++++ Data excerpt ++++

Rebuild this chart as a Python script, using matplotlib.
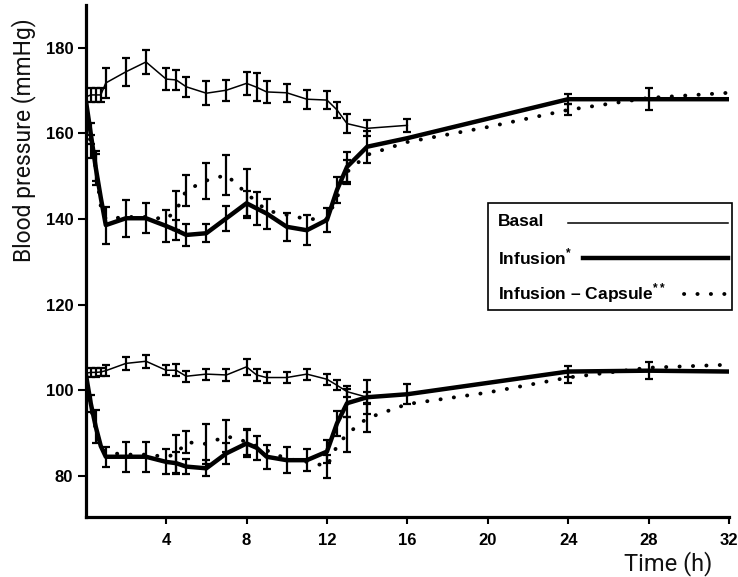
import numpy as np
import matplotlib
matplotlib.use("Agg")
import matplotlib.pyplot as plt
from matplotlib.lines import Line2D
from matplotlib.patches import Rectangle

plt.rcParams['mathtext.fontset'] = 'custom'
plt.rcParams['mathtext.rm'] = 'Liberation Sans'
plt.rcParams['mathtext.bf'] = 'Liberation Sans:bold'

# ---------------- data ----------------
# Systolic
t_basal = [0, 0.25, 0.5, 0.75, 1, 2, 3, 4, 4.5, 5, 6, 7, 8, 8.5, 9, 10, 11, 12, 12.5, 13, 14, 16]
sys_basal = [168.5, 169, 169, 169, 171.8, 174.4, 176.7, 172.7, 172.5, 170.9, 169.4, 170.1, 171.7, 170.8,
             169.7, 169.5, 168.0, 167.8, 165.5, 162.3, 161.2, 161.9]
sys_basal_err = [0, 1.6, 1.6, 1.6, 3.5, 3.3, 2.7, 2.5, 2.3, 2.3, 2.8, 2.5, 2.7, 3.3,
                 2.5, 2.1, 2.2, 2.1, 1.9, 2.3, 1.9, 1.5]
dia_basal = [104, 104.2, 104.2, 104.3, 104.6, 106.3, 106.8, 104.7, 104.7, 103.3, 103.8, 103.6, 105.5, 103.6,
             103.0, 103.0, 103.8, 102.6, 101.2, 99.7, 98.4, 99.0]
dia_basal_err = [0, 1.0, 1.0, 1.0, 1.3, 1.6, 1.5, 1.2, 1.4, 1.3, 1.3, 1.5, 1.8, 1.5,
                 1.3, 1.3, 1.3, 1.3, 1.2, 1.3, 1.3, 0]

t_inf = [0, 0.25, 0.5, 0.75, 1, 2, 3, 4, 4.5, 5, 6, 7, 8, 8.5, 9, 10, 11, 12, 12.5, 13, 14, 16, 24, 28, 32]
sys_inf = [168, 160, 152, 145, 138.6, 140.2, 140.2, 138.4, 137.4, 136.3, 136.7, 140.2, 143.7, 142.5,
           141.3, 138.2, 137.4, 139.8, 146.8, 152.2, 156.9, 158.9, 168.0, 168.0, 168.0]
sys_inf_err = [0, 2.5, 4.0, 0, 4.3, 4.3, 3.5, 3.7, 2.3, 2.5, 2.1, 2.9, 2.9, 3.9,
               3.5, 3.3, 3.5, 2.7, 3.1, 3.5, 3.7, 0, 1.2, 2.5, 0]
dia_inf = [104, 97, 91.5, 87, 84.5, 84.5, 84.5, 83.3, 83.0, 82.2, 81.8, 85.3, 87.6, 86.6,
           84.5, 83.7, 83.7, 85.7, 92.3, 97.0, 98.4, 99.1, 104.4, 104.6, 104.4]
dia_inf_err = [0, 2.0, 3.9, 0, 2.3, 3.5, 3.5, 2.9, 2.5, 1.8, 1.9, 2.5, 3.1, 2.8,
               2.8, 3.1, 2.5, 2.7, 2.9, 3.3, 4.0, 2.3, 1.2, 2.0, 0]

t_cap = [0, 0.25, 0.5, 0.75, 1, 2, 3, 4, 4.5, 5, 6, 7, 8, 8.5, 9, 10, 11, 12, 12.5, 13, 14, 16, 20, 24, 28, 32]
sys_cap = [168, 157, 152, 143, 140, 140.5, 140.5, 140, 142, 146.7, 149, 150.3, 146, 144,
           142, 141, 140, 140, 145, 151, 155, 158, 161.5, 165.5, 168.3, 169.5]
sys_cap_err = [0, 2.7, 3.1, 0, 0, 0, 0, 0, 4.5, 3.7, 4.2, 4.7, 5.8, 0,
               0, 0, 0, 0, 0, 2.7, 0, 0, 0, 1.3, 0, 0]
dia_cap = [104, 96, 91, 87, 85.5, 85, 85, 84.5, 85.1, 87.9, 87.5, 89.3, 88, 87,
           86, 84, 83.3, 82.3, 87, 89.8, 93.5, 96.8, 99.5, 103, 105.3, 106]
dia_cap_err = [0, 0, 0, 0, 0, 0, 0, 0, 4.5, 2.5, 4.7, 3.7, 3.0, 0,
               0, 0, 0, 2.7, 0, 4.1, 3.3, 0, 0, 1.2, 0, 0]

x_ticks = [4, 8, 12, 16, 20, 24, 28, 32]
y_ticks = [80, 100, 120, 140, 160, 180]

# ---------------- figure ----------------
W, H = 738, 577
fig = plt.figure(figsize=(W / 100, H / 100), dpi=100)
ax = fig.add_axes([85.7 / W, 1 - 516.7 / H, (729 - 85.7) / W, (516.7 - 5) / H])
ax.set_xlim(0, 32)
ax.set_ylim(70.5, 190)
for s in ['top', 'right']:
    ax.spines[s].set_visible(False)
for s in ['left', 'bottom']:
    ax.spines[s].set_linewidth(2.3)
    ax.spines[s].set_color('black')

ink = 'black'
thin_lw = 1.1
thick_lw = 3.2
dot_style = (0, (0.05, 3.4))


def ebars(t, v, e):
    t = np.asarray(t, float); v = np.asarray(v, float); e = np.asarray(e, float)
    m = e > 0
    ax.errorbar(t[m], v[m], yerr=e[m], fmt='none', ecolor=ink, elinewidth=1.6,
                capsize=3.2, capthick=1.6, zorder=3)


for vals, errs in [(sys_basal, sys_basal_err), (dia_basal, dia_basal_err)]:
    ax.plot(t_basal, vals, color=ink, lw=thin_lw, zorder=4)
    ebars(t_basal, vals, errs)

for vals, errs in [(sys_inf, sys_inf_err), (dia_inf, dia_inf_err)]:
    ax.plot(t_inf, vals, color=ink, lw=thick_lw, solid_joinstyle='round', zorder=5)
    ebars(t_inf, vals, errs)

for vals, errs in [(sys_cap, sys_cap_err), (dia_cap, dia_cap_err)]:
    ax.plot(t_cap, vals, color=ink, lw=2.8, linestyle=dot_style, dash_capstyle='round', zorder=4)
    ebars(t_cap, vals, errs)

ax.set_xticks(x_ticks)
ax.set_yticks(y_ticks)
ax.tick_params(axis='x', direction='out', length=5, width=1.5, pad=7, labelsize=12)
ax.tick_params(axis='y', direction='out', length=6, width=1.5, pad=3, labelsize=12)
for lab in ax.get_xticklabels() + ax.get_yticklabels():
    lab.set_fontfamily('Liberation Sans')
    lab.set_fontweight('bold')

lightf = ['Roboto', 'Liberation Sans', 'DejaVu Sans']
fig.text(24 / W, 1 - 140 / H, 'Blood pressure (mmHg)', rotation=90, ha='center', va='center',
         fontsize=16.5, family=lightf, fontweight='normal', color='#111111')
fig.text(668 / W, 1 - 564 / H, 'Time (h)', ha='center', va='center',
         fontsize=17, family=lightf, fontweight='normal', color='#111111')

# ---------------- legend (drawn manually) ----------------
fig.patches.append(Rectangle((488 / W, 1 - 310 / H), 244 / W, 107 / H, transform=fig.transFigure,
                             fill=False, edgecolor=ink, lw=1.2))
lf = dict(fontsize=12.5, family='Liberation Sans', fontweight='bold', va='center', ha='left')
fig.text(498 / W, 1 - 222 / H, 'Basal', **lf)
fig.text(498 / W, 1 - 257 / H, r'Infusion$^{\mathbf{*}}$', **lf)
fig.text(498 / W, 1 - 293 / H, r'Infusion – Capsule$^{\mathbf{**}}$', **lf)
fig.lines.append(Line2D([568 / W, 728 / W], [1 - 223 / H] * 2, transform=fig.transFigure,
                        color=ink, lw=thin_lw))
fig.lines.append(Line2D([583 / W, 728 / W], [1 - 258 / H] * 2, transform=fig.transFigure,
                        color=ink, lw=thick_lw))
fig.lines.append(Line2D([684 / W, 728 / W], [1 - 294 / H] * 2, transform=fig.transFigure,
                        color=ink, lw=2.8, linestyle=dot_style, dash_capstyle='round'))

fig.savefig('out.png', dpi=100)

++++

Work to do:
Which lines contain the word "matplotlib"? Copy each one.

Response to this task:
Rebuild this chart as a Python script, using matplotlib.
import matplotlib
matplotlib.use("Agg")
import matplotlib.pyplot as plt
from matplotlib.lines import Line2D
from matplotlib.patches import Rectangle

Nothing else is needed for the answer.